Many people disapprove of nuclear power stations, believing the technology might heap up trouble in the future, especially the difficult decision-making about how to dispose of the radioactive waste safely. Germany came unstuck by banning Nuclear, but is now having to use more fossil fuels such as coal and gas to deal with demand.
When comparing the cost of the Hinkley C nuclear plant, many people point out that building the Severn Barrage would have cost £3.8 billion and would have supplied 20% of the UK electricity requirement.
The scheme was rejected because it would affect wildlife (mainly birds). Yet it could still be built without the wildlife downside and produce 10% of our electricity needs – which is more than Hinkley Point C nuclear power station.
This brings me to the point of using tidal power – which is constant and could supply our baseload requirements.
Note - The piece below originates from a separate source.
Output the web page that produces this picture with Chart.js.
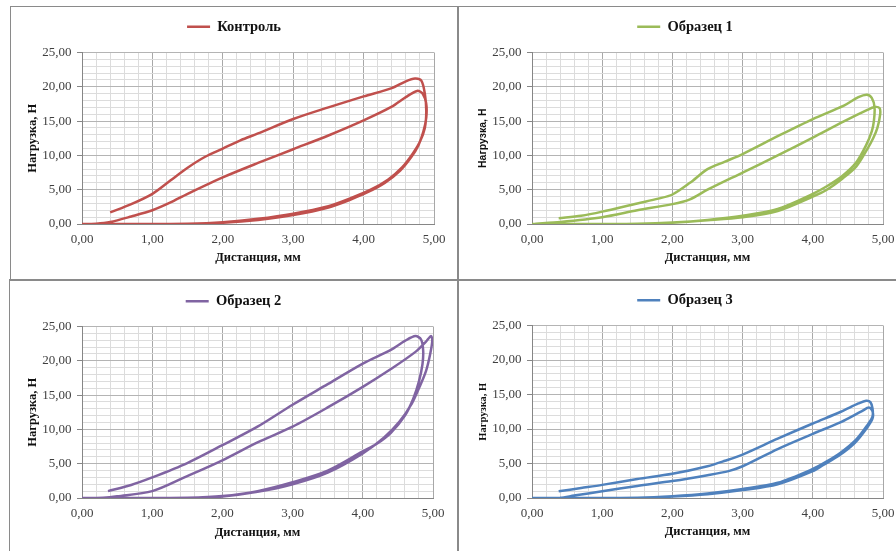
<!DOCTYPE html>
<html>
<head>
<meta charset="utf-8">
<script src="https://cdn.jsdelivr.net/npm/chart.js@4.4.1/dist/chart.umd.min.js"></script>
<style>
  html, body { margin: 0; padding: 0; background: #fff; }
  #page { position: relative; width: 896px; height: 551px; overflow: hidden; background: #fff; }
  canvas { position: absolute; }
  .ln { position: absolute; background: #8a8a8a; }
</style>
</head>
<body>
<div id="page">
  <div class="ln" style="left:10px;top:6px;width:886px;height:1px"></div>
  <div class="ln" style="left:10px;top:6px;width:1px;height:273px"></div>
  <div class="ln" style="left:9px;top:279px;width:1px;height:272px"></div>
  <div class="ln" style="left:457px;top:6px;width:2px;height:545px"></div>
  <div class="ln" style="left:9px;top:279px;width:887px;height:2px"></div>
  <canvas id="c1" width="446" height="272" style="left:11px;top:7px"></canvas>
  <canvas id="c2" width="452" height="272" style="left:459px;top:7px"></canvas>
  <canvas id="c3" width="447" height="270" style="left:10px;top:281px"></canvas>
  <canvas id="c4" width="452" height="270" style="left:459px;top:281px"></canvas>
</div>
<script>
// Distance (mm) / load (N) loops, two cycles each
const controlX = [0.40, 0.7, 1.0, 1.25, 1.5, 1.75, 2.0, 2.25, 2.5, 3.0, 3.5, 4.0, 4.4, 4.6, 4.73, 4.82, 4.87, 4.89, 4.87,
  4.80, 4.70, 4.55, 4.35, 4.1, 3.8, 3.5, 3.0, 2.5, 2.0, 1.5, 1.0, 0.5, 0,
  0.2, 0.4, 0.7, 1.0, 1.25, 1.5, 2.0, 2.5, 3.0, 3.5, 4.0, 4.4, 4.6, 4.76, 4.84, 4.89, 4.89, 4.85,
  4.78, 4.68, 4.52, 4.3, 4.05, 3.8, 3.5, 3.0, 2.5, 2.0, 1.5];
const controlY = [1.70, 2.9, 4.4, 6.3, 8.2, 9.8, 11.0, 12.2, 13.2, 15.3, 17.0, 18.6, 19.8, 20.8, 21.2, 20.9, 19.0, 16.5, 14.0,
  12.0, 10.3, 8.3, 6.5, 5.0, 3.7, 2.6, 1.5, 0.75, 0.25, 0.02, 0, 0, 0,
  0.05, 0.3, 1.1, 2.0, 3.1, 4.4, 6.8, 8.9, 10.9, 12.9, 15.1, 17.1, 18.5, 19.4, 19.0, 17.5, 15.5, 13.5,
  11.5, 9.8, 7.8, 6.0, 4.6, 3.5, 2.4, 1.3, 0.6, 0.18, 0];

const sample1X = [0.38, 0.7, 1.0, 1.5, 1.8, 2.0, 2.25, 2.5, 2.75, 3.0, 3.5, 4.0, 4.45, 4.65, 4.77, 4.84, 4.88, 4.87, 4.84,
  4.76, 4.62, 4.42, 4.2, 4.0, 3.5, 3.0, 2.5, 2.0, 1.5, 1.0, 0.5, 0,
  0.4, 1.0, 1.5, 2.0, 2.25, 2.5, 3.0, 3.5, 4.0, 4.45, 4.77, 4.88, 4.95, 4.96, 4.92, 4.86,
  4.78, 4.62, 4.42, 4.2, 4.0, 3.5, 3.0, 2.5, 2.0, 1.5];
const sample1Y = [0.85, 1.2, 1.8, 3.0, 3.7, 4.3, 6.0, 8.0, 9.1, 10.2, 12.8, 15.3, 17.3, 18.5, 18.85, 18.4, 17.0, 15.0, 13.5,
  11.5, 9.0, 7.0, 5.5, 4.4, 2.2, 1.2, 0.6, 0.22, 0.03, 0, 0, 0,
  0.3, 1.0, 2.0, 2.9, 3.6, 5.0, 7.5, 10.0, 12.6, 15.0, 16.6, 17.05, 16.9, 16.0, 14.0, 12.5,
  11.0, 8.4, 6.6, 5.0, 4.0, 1.9, 1.0, 0.55, 0.2, 0];

const sample2X = [0.37, 0.7, 1.0, 1.5, 2.0, 2.5, 3.0, 3.5, 4.0, 4.4, 4.6, 4.75, 4.83, 4.86, 4.85, 4.8,
  4.72, 4.6, 4.4, 4.2, 4.0, 3.5, 3.0, 2.5, 2.0, 1.5, 1.0, 0.5, 0,
  0.3, 0.5, 1.0, 1.5, 2.0, 2.5, 3.0, 3.5, 4.0, 4.4, 4.75, 4.9, 4.97, 4.99, 4.96, 4.9, 4.8,
  4.7, 4.52, 4.3, 4.0, 3.5, 3.0, 2.5, 2.0, 1.5];
const sample2Y = [1.0, 1.9, 3.0, 5.1, 7.7, 10.4, 13.6, 16.6, 19.6, 21.6, 22.9, 23.6, 23.1, 21.5, 19.5, 17.0,
  14.5, 12.0, 9.5, 7.9, 6.8, 4.0, 2.3, 1.0, 0.28, 0.02, 0, 0, 0,
  0.05, 0.25, 1.0, 3.2, 5.5, 8.1, 10.4, 13.2, 16.2, 18.8, 21.3, 22.8, 23.6, 23.0, 21.0, 18.5, 16.0,
  13.8, 11.1, 8.8, 6.5, 3.7, 2.0, 0.9, 0.22, 0];

const sample3X = [0.38, 0.7, 1.0, 1.5, 2.0, 2.5, 2.75, 3.0, 3.5, 4.0, 4.4, 4.65, 4.76, 4.82, 4.85, 4.85,
  4.78, 4.62, 4.4, 4.2, 4.0, 3.5, 3.0, 2.5, 2.0, 1.5, 1.0, 0.5, 0,
  0.4, 0.6, 1.0, 1.5, 2.0, 2.5, 2.8, 3.0, 3.5, 4.0, 4.4, 4.7, 4.8, 4.85, 4.85,
  4.76, 4.6, 4.38, 4.15, 4.0, 3.5, 3.0, 2.5, 2.0, 1.5];
const sample3Y = [0.97, 1.45, 1.9, 2.75, 3.5, 4.6, 5.4, 6.3, 8.6, 10.8, 12.5, 13.7, 14.1, 13.9, 13.0, 11.8,
  10.6, 8.5, 6.6, 5.3, 4.2, 2.2, 1.3, 0.65, 0.25, 0.02, 0, 0, 0,
  0.02, 0.35, 0.97, 1.75, 2.45, 3.3, 3.9, 4.6, 7.1, 9.3, 11.0, 12.6, 13.1, 12.6, 11.5,
  10.0, 8.0, 6.2, 4.8, 3.9, 2.0, 1.15, 0.55, 0.2, 0];

const xTitle = 'Дистанция, мм';
const yTitle = 'Нагрузка, Н';

const serif = "'Liberation Serif', 'Times New Roman', serif";
const sans = "'Liberation Sans', Arial, sans-serif";

function fmt(v) {
  return v.toFixed(2).replace('.', ',');
}

function makeChart(id, label, color, xs, ys, cfg) {
  const points = xs.map((x, i) => ({ x: x, y: ys[i] }));
  const isMajorX = v => Math.abs(v - Math.round(v)) < 1e-6;
  const isMajorY = v => Math.abs(v / 5 - Math.round(v / 5)) < 1e-6;

  return new Chart(document.getElementById(id), {
    type: 'scatter',
    data: {
      datasets: [{
        label: label,
        data: points,
        xAxisID: 'x',
        yAxisID: 'y',
        showLine: true,
        borderColor: color,
        backgroundColor: color,
        borderWidth: 2.5,
        pointRadius: 0,
        tension: 0.3
      }]
    },
    options: {
      responsive: false,
      animation: false,
      events: [],
      layout: {
        autoPadding: false,
        padding: { top: cfg.padTop, right: 0, bottom: 0, left: 0 }
      },
      plugins: {
        tooltip: { enabled: false },
        legend: {
          position: 'top',
          labels: {
            usePointStyle: true,
            pointStyle: 'line',
            pointStyleWidth: 23,
            padding: 10,
            color: '#111',
            font: { family: serif, size: 14.5, weight: 'bold' }
          }
        }
      },
      scales: {
        x: {
          type: 'linear',
          min: 0,
          max: 5,
          ticks: {
            stepSize: 0.2,
            maxTicksLimit: 100,
            autoSkip: false,
            maxRotation: 0,
            padding: 7.5,
            color: '#404040',
            font: { family: serif, size: 13 },
            callback: v => isMajorX(v) ? fmt(v) : ''
          },
          grid: {
            drawTicks: false,
            color: c => isMajorX(c.tick.value) ? '#a8a8a8' : '#dcdcdc'
          },
          border: { color: '#868686' },
          title: {
            display: true,
            text: xTitle,
            color: '#111',
            font: { family: serif, size: 12.5, weight: 'bold', lineHeight: 1.2 },
            padding: { top: 0, bottom: cfg.xTitlePad }
          },
          afterFit: s => { s.height = cfg.xAxisH; }
        },
        y: {
          type: 'linear',
          min: 0,
          max: 25,
          ticks: {
            stepSize: 1,
            maxTicksLimit: 100,
            autoSkip: false,
            padding: 5.5,
            color: '#404040',
            font: { family: serif, size: 13 },
            callback: v => isMajorY(v) ? fmt(v) : ''
          },
          grid: {
            tickLength: 5,
            color: c => isMajorY(c.tick.value) ? '#b4b4b4' : '#dcdcdc',
            tickColor: c => isMajorY(c.tick.value) ? '#868686' : 'rgba(0,0,0,0)'
          },
          border: { color: '#868686' },
          title: {
            display: true,
            text: yTitle,
            color: '#111',
            font: { family: cfg.yFont, size: cfg.ySize, weight: 'bold', lineHeight: 1.2 },
            padding: { top: cfg.yTitlePad, bottom: 0 }
          },
          afterFit: s => { s.width = cfg.yAxisW; }
        },
        // empty axes used only as spacers round the plot area
        gap: {
          type: 'linear',
          axis: 'x',
          position: 'top',
          display: true,
          grid: { display: false, drawTicks: false },
          border: { display: false },
          ticks: { display: false },
          afterFit: s => { s.height = cfg.gap; }
        },
        side: {
          type: 'linear',
          axis: 'y',
          position: 'right',
          display: true,
          grid: { display: false, drawTicks: false },
          border: { display: false },
          ticks: { display: false },
          afterFit: s => { s.width = cfg.padRight; }
        }
      }
    }
  });
}

makeChart('c1', 'Контроль', '#c0504d', controlX, controlY,
  { padTop: 2.5, padRight: 23, gap: 8.5, xAxisH: 55, xTitlePad: 13.5, yAxisW: 71, yFont: serif, ySize: 12.5, yTitlePad: 14.5 });
makeChart('c2', 'Образец 1', '#9bbb59', sample1X, sample1Y,
  { padTop: 2.5, padRight: 28, gap: 8.5, xAxisH: 55, xTitlePad: 13.5, yAxisW: 73, yFont: sans, ySize: 10.5, yTitlePad: 17.5 });
makeChart('c3', 'Образец 2', '#8064a2', sample2X, sample2Y,
  { padTop: 3, padRight: 24, gap: 8, xAxisH: 53, xTitlePad: 10.5, yAxisW: 72, yFont: serif, ySize: 12.5, yTitlePad: 15.5 });
makeChart('c4', 'Образец 3', '#4f81bd', sample3X, sample3Y,
  { padTop: 2, padRight: 28, gap: 8, xAxisH: 53, xTitlePad: 11.5, yAxisW: 73, yFont: serif, ySize: 10.5, yTitlePad: 17.5 });
</script>
</body>
</html>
There are several suitable sites around the UK – not only on the River Severn, but also in South Wales, and between the Orkney Isles and Northern Scotland, and also in the Shetland Isles.
The government has completely ignored a report by Charles Hendry given to Parliament in 2017 on the role of tidal power. He recommended that tidal power should certainly be developed as part of the low-carbon energy mix. Once built, the power for many years to come would effectively be free.
Tidal power doesn’t compare with nuclear (which can be “on” all the time) because there are two tides per day. So electricity can be generated predictably for several hours each day and those hours are known in advance.
An assessment of tidal power by the National Infrastructure Commission compared the price of electricity at various times in the future and wrongly compared it to wind generation (which is rapidly coming down in price). They completely missed the point about the need for non-carbon baseload generation. Yet when they did compare the price of the electricity, tidal was still cheaper than Hinkley Point C nuclear power.
Now it is time for a new analysis which compares the price of electricity generated by the smaller nuclear plants as proposed by Rolls Royce and the various tidal power proposals.
What the government fails to understand is that if you develop a new technology, then you can usually export it to other countries (as the Danes did with wind turbines). By failing to do anything about tidal power generation, they have allowed other countries, such as South Korea, to get ahead with this technology.